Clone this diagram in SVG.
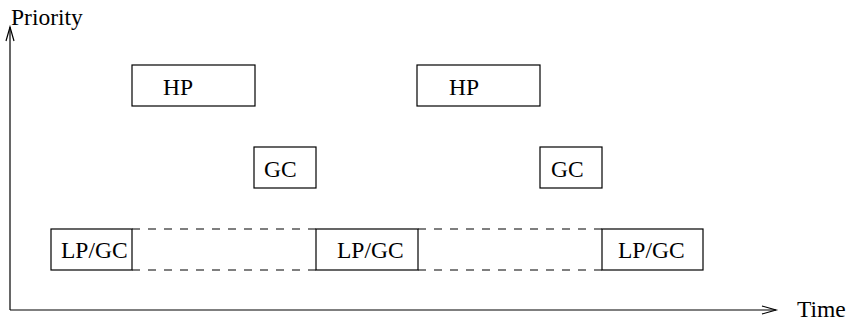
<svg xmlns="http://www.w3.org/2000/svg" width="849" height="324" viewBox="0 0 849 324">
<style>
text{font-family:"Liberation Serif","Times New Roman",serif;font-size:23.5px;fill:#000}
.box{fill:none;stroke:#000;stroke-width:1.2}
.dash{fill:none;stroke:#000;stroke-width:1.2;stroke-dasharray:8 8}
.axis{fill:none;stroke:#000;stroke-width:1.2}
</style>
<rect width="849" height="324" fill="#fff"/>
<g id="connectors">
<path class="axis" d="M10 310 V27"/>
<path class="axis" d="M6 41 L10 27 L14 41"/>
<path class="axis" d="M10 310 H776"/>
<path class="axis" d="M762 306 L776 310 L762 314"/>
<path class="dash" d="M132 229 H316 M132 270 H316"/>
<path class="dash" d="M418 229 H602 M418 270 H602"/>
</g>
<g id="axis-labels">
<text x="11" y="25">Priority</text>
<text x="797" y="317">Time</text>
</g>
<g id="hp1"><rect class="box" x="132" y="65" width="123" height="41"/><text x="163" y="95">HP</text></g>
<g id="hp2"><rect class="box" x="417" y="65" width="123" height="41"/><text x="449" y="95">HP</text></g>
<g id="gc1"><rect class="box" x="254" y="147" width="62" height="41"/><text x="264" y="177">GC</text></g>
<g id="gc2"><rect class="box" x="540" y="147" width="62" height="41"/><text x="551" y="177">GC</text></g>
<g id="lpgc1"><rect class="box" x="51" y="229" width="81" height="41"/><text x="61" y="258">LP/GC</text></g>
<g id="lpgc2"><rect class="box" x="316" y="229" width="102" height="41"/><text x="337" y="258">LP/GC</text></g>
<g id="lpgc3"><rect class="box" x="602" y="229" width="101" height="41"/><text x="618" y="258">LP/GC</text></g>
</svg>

---

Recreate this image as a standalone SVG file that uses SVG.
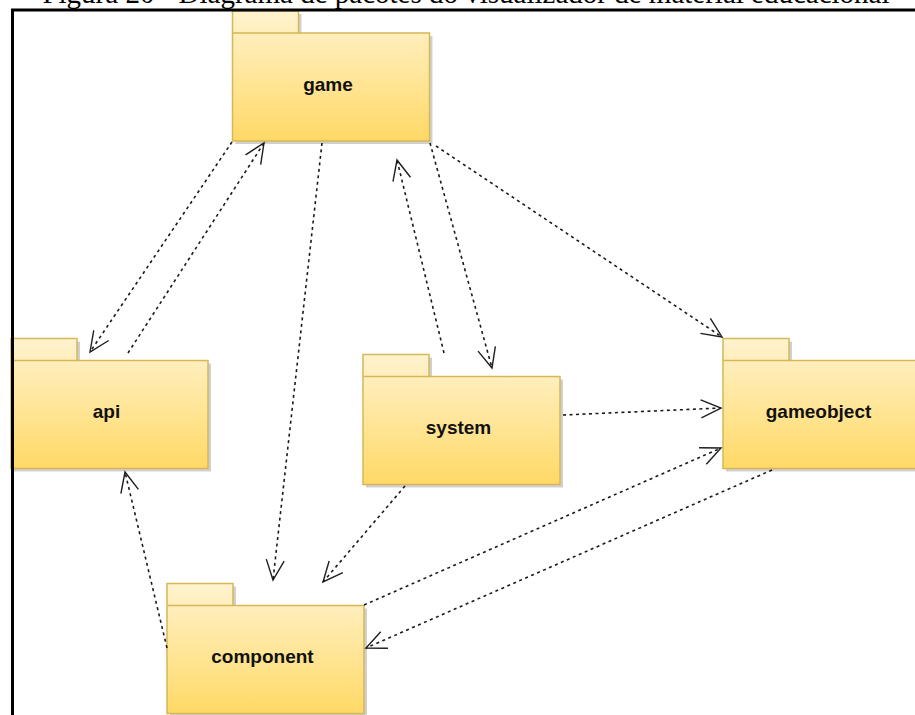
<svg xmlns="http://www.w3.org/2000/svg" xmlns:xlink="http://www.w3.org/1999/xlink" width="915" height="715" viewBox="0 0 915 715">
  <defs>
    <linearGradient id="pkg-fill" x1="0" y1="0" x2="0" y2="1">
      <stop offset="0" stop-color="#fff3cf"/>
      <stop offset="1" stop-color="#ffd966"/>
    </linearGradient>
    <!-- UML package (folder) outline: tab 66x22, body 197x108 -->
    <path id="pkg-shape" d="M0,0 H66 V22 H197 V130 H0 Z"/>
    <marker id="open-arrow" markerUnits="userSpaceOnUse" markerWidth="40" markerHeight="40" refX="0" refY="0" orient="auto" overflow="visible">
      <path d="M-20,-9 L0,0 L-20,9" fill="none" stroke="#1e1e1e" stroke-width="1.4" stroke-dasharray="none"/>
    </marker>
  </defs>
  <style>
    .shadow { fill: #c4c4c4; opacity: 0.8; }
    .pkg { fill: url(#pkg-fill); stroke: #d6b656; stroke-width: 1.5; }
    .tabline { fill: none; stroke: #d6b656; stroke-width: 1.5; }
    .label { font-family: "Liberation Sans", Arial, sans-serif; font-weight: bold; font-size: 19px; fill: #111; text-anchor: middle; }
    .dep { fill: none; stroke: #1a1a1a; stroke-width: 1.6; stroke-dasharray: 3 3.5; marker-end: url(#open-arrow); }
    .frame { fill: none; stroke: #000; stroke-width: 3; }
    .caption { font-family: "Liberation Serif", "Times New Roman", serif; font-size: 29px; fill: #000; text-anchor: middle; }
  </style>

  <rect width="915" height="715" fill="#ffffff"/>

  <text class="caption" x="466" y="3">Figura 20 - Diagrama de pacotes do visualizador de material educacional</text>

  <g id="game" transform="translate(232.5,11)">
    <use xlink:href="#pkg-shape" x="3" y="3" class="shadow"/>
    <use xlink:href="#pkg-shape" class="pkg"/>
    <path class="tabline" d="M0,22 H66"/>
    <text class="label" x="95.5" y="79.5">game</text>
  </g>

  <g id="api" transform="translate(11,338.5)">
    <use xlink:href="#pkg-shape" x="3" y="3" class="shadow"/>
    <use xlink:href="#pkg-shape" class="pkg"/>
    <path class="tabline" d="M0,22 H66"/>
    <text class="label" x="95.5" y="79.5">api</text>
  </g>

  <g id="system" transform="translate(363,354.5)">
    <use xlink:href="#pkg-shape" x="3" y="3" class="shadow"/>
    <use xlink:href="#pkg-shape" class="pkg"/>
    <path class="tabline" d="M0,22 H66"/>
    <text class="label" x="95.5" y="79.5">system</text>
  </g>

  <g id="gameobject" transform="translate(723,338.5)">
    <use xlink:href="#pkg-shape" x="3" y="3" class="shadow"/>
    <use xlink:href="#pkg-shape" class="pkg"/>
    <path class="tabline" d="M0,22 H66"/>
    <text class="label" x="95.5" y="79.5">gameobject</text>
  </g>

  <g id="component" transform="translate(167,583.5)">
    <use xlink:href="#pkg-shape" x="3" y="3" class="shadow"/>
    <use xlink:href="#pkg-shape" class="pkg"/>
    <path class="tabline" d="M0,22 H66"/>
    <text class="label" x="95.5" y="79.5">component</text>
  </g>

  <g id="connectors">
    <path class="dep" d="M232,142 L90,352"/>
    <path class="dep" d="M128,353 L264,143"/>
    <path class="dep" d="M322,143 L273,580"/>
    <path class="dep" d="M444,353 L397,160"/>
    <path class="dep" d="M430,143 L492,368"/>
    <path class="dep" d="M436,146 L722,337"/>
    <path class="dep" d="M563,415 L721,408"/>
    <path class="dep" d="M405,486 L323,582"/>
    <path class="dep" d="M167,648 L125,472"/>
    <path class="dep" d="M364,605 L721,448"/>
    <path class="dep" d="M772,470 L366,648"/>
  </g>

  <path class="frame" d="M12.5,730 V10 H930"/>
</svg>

_TASK TO CARRY OUT:_ Pick out every line with the string "this" and copy it.

_EXERCISE ANSWER:_
Clone this diagram in SVG.
Recreate this image as a standalone SVG file that uses SVG.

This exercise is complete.